DIRECTION:
Retype only what runs from the first line of the listing to the line holding "from matplotlib.lines import Line2D", both included. Do not retype the pictures.

Records with drawing code:
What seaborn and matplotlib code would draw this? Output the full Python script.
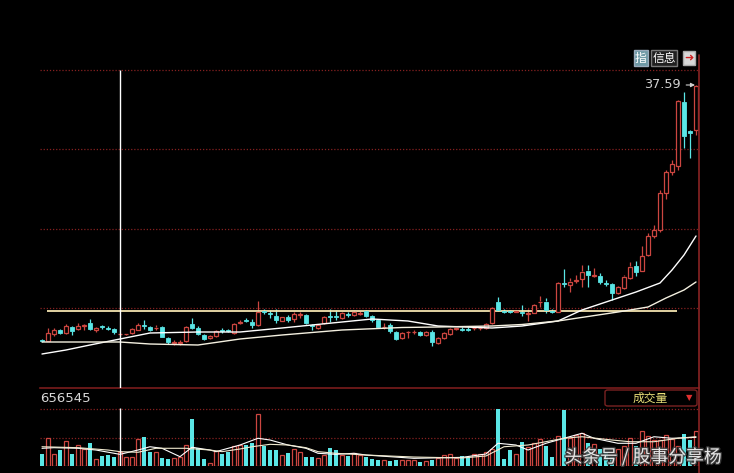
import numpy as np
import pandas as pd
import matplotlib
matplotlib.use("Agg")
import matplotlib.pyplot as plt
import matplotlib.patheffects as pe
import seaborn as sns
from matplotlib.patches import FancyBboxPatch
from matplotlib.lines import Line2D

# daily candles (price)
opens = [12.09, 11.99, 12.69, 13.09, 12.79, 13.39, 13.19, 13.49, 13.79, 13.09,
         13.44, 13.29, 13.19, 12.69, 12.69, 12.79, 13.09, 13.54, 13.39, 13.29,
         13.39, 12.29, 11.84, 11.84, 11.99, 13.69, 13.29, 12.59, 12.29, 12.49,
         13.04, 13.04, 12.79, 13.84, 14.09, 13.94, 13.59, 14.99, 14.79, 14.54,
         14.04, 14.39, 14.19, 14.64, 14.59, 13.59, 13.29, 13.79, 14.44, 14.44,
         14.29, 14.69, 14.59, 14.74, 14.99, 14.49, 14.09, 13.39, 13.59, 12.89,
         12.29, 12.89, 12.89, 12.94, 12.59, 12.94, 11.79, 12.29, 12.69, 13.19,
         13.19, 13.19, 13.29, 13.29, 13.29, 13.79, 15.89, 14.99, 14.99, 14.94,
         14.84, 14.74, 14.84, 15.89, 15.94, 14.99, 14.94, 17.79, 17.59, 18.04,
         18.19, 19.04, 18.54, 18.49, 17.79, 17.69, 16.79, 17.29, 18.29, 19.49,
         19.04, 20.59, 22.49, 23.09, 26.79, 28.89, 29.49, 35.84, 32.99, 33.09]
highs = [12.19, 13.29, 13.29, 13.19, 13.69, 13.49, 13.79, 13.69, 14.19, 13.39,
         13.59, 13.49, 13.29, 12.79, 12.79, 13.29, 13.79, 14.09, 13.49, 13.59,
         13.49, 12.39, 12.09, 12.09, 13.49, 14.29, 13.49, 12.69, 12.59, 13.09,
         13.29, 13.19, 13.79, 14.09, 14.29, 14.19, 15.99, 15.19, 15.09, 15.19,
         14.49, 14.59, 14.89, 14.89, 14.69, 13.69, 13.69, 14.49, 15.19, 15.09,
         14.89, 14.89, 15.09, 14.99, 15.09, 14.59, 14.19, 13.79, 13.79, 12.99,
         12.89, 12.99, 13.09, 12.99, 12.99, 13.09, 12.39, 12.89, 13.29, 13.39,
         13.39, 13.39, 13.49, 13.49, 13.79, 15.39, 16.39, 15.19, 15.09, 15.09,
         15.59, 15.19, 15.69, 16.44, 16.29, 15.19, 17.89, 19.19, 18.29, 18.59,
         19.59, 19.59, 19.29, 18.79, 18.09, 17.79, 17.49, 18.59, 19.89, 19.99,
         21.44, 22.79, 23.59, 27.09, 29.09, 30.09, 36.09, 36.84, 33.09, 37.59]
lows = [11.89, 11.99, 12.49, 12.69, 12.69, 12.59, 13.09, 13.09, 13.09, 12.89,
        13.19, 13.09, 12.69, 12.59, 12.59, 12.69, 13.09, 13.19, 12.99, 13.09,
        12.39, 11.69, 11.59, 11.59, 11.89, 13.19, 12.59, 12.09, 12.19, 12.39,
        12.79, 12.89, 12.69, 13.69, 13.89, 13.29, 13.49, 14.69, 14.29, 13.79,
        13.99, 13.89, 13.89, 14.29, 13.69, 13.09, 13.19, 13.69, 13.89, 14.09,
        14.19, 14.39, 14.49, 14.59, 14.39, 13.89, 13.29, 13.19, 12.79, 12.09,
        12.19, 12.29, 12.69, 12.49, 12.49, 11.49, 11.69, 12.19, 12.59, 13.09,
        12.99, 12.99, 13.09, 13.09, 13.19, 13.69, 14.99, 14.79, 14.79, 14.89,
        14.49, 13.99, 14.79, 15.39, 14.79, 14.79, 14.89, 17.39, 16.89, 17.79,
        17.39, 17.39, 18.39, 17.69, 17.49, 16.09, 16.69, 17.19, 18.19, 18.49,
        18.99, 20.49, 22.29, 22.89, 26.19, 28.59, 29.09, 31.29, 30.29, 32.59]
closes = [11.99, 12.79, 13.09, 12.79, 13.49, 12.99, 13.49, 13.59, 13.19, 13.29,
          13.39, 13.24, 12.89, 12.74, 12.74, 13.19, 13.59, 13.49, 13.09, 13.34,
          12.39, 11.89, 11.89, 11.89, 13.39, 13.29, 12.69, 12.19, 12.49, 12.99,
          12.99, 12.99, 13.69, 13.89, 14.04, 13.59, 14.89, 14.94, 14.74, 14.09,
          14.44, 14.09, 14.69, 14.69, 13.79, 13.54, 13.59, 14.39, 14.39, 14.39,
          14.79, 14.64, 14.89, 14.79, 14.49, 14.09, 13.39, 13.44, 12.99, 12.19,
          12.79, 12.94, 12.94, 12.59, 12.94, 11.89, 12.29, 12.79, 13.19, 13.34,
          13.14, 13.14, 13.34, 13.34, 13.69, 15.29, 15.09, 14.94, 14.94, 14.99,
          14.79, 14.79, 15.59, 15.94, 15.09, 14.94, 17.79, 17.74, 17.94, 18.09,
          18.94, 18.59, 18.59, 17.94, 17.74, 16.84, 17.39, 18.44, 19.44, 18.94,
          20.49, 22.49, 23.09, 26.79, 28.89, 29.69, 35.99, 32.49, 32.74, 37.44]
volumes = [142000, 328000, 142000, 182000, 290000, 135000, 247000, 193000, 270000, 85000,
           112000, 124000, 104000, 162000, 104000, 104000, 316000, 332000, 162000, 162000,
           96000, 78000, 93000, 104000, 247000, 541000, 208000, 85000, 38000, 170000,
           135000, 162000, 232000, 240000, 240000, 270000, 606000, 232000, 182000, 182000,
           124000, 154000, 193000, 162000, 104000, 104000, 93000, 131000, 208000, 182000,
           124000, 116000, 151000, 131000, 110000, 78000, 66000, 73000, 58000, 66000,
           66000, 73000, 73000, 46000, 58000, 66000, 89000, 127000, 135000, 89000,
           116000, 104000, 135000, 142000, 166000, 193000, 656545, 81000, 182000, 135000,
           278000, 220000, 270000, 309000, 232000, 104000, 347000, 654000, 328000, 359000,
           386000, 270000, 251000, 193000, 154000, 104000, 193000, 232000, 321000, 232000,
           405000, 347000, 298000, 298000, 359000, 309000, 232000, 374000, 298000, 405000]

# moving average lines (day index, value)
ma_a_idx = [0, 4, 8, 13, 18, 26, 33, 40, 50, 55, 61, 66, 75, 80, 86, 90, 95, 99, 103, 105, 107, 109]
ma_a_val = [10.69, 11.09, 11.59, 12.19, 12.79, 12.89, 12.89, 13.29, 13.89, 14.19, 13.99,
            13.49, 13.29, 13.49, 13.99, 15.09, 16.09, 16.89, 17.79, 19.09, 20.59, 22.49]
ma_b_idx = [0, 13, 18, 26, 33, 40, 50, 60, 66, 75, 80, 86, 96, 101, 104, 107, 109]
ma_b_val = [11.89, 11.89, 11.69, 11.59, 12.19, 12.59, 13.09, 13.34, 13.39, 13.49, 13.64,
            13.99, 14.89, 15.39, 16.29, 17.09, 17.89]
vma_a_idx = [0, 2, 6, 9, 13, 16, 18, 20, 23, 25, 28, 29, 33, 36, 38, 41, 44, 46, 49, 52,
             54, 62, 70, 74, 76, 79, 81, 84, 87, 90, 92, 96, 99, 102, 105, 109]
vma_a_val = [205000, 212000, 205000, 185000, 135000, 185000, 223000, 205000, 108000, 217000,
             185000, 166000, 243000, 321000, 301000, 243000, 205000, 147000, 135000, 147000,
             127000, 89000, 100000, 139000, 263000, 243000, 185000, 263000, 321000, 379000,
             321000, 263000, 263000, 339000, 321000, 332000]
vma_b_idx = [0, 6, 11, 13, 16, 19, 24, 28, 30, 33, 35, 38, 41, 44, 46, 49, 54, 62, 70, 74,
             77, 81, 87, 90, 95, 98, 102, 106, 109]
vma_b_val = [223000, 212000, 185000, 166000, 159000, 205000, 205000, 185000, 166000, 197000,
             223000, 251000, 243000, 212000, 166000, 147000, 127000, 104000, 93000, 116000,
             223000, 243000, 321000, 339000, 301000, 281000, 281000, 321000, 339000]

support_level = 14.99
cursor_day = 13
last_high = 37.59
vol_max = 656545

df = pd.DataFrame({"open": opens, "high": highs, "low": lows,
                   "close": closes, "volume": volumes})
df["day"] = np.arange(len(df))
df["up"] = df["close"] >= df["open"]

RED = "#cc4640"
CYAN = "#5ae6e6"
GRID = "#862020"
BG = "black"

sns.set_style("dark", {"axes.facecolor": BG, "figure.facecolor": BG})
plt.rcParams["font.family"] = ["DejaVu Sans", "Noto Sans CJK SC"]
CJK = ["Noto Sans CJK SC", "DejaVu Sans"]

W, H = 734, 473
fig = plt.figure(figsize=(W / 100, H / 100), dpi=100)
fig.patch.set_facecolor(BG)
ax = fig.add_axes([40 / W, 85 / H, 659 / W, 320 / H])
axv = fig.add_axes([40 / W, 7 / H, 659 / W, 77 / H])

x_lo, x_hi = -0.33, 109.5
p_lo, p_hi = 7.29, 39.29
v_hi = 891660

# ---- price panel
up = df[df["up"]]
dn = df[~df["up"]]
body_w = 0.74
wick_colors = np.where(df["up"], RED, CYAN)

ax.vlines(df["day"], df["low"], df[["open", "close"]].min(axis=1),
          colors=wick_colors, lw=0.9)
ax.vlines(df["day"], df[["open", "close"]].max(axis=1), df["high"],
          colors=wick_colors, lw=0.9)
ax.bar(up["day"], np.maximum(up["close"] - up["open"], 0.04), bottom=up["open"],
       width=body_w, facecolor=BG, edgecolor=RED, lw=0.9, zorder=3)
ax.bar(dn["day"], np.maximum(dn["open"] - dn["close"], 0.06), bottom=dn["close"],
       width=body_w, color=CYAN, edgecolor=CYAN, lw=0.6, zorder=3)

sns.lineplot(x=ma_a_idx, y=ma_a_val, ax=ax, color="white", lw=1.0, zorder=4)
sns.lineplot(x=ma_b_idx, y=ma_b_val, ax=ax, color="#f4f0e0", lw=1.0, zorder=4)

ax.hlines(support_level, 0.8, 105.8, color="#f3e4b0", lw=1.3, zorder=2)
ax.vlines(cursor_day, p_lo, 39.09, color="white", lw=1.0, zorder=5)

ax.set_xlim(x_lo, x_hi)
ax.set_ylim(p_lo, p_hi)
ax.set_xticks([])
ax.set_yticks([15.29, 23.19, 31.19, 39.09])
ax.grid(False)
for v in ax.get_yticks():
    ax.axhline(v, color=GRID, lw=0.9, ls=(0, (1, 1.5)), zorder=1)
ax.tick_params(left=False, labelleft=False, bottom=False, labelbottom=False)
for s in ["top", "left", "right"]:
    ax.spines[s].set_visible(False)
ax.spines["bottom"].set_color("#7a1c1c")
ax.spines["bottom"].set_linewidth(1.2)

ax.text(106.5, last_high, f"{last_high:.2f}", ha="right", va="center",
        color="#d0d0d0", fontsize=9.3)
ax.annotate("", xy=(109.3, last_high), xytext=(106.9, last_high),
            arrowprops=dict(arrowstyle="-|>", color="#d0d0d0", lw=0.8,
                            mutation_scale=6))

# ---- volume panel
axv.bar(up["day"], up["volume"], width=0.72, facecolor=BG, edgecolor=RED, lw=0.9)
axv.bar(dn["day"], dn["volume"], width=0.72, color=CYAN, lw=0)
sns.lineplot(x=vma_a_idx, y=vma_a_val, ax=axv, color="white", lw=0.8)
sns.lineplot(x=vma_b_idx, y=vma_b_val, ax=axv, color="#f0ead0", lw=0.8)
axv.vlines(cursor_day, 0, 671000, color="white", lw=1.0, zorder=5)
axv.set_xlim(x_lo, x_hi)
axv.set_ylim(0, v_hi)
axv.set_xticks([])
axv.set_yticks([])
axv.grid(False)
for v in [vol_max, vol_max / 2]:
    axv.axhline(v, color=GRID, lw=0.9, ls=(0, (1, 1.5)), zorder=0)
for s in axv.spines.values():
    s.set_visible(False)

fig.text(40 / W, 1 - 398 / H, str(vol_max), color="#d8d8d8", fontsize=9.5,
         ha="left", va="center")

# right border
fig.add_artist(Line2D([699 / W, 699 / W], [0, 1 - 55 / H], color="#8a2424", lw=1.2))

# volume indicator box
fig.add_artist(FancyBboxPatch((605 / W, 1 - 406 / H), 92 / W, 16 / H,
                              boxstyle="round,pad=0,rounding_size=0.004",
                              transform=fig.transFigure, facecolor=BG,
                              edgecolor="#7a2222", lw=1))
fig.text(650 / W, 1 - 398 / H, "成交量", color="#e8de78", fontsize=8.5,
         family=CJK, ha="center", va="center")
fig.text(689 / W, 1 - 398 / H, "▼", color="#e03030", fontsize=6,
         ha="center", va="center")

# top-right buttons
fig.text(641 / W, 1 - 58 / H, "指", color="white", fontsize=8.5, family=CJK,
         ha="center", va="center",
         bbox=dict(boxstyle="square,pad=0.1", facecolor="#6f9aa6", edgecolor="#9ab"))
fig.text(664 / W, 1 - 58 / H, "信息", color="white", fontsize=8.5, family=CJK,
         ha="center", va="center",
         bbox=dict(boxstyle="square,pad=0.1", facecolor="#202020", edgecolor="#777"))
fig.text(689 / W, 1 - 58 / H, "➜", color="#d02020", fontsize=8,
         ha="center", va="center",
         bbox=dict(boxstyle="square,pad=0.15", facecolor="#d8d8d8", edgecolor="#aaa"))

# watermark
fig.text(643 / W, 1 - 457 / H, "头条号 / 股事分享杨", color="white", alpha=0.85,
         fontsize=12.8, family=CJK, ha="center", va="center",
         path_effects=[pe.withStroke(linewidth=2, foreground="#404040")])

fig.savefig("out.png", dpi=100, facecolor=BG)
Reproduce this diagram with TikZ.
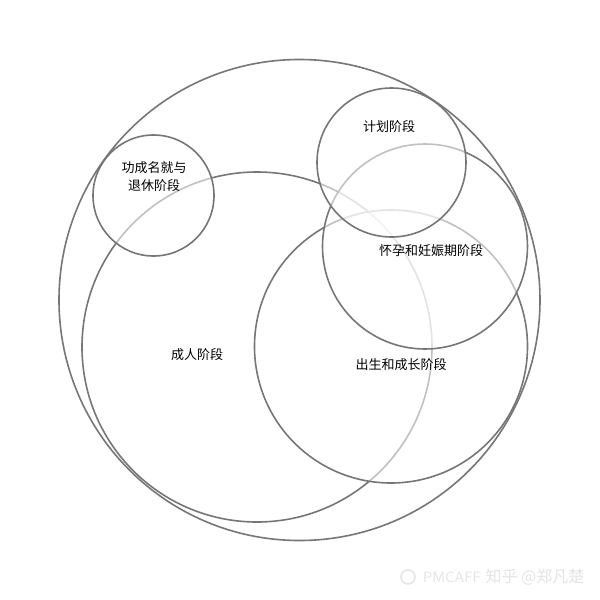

REPLY:
What seaborn and matplotlib code would draw this? Output the full Python script.
import numpy as np
import pandas as pd
import matplotlib
matplotlib.use("Agg")
import matplotlib.pyplot as plt
import matplotlib.patheffects as pe
import seaborn as sns
from matplotlib.patches import FancyBboxPatch
from matplotlib.lines import Line2D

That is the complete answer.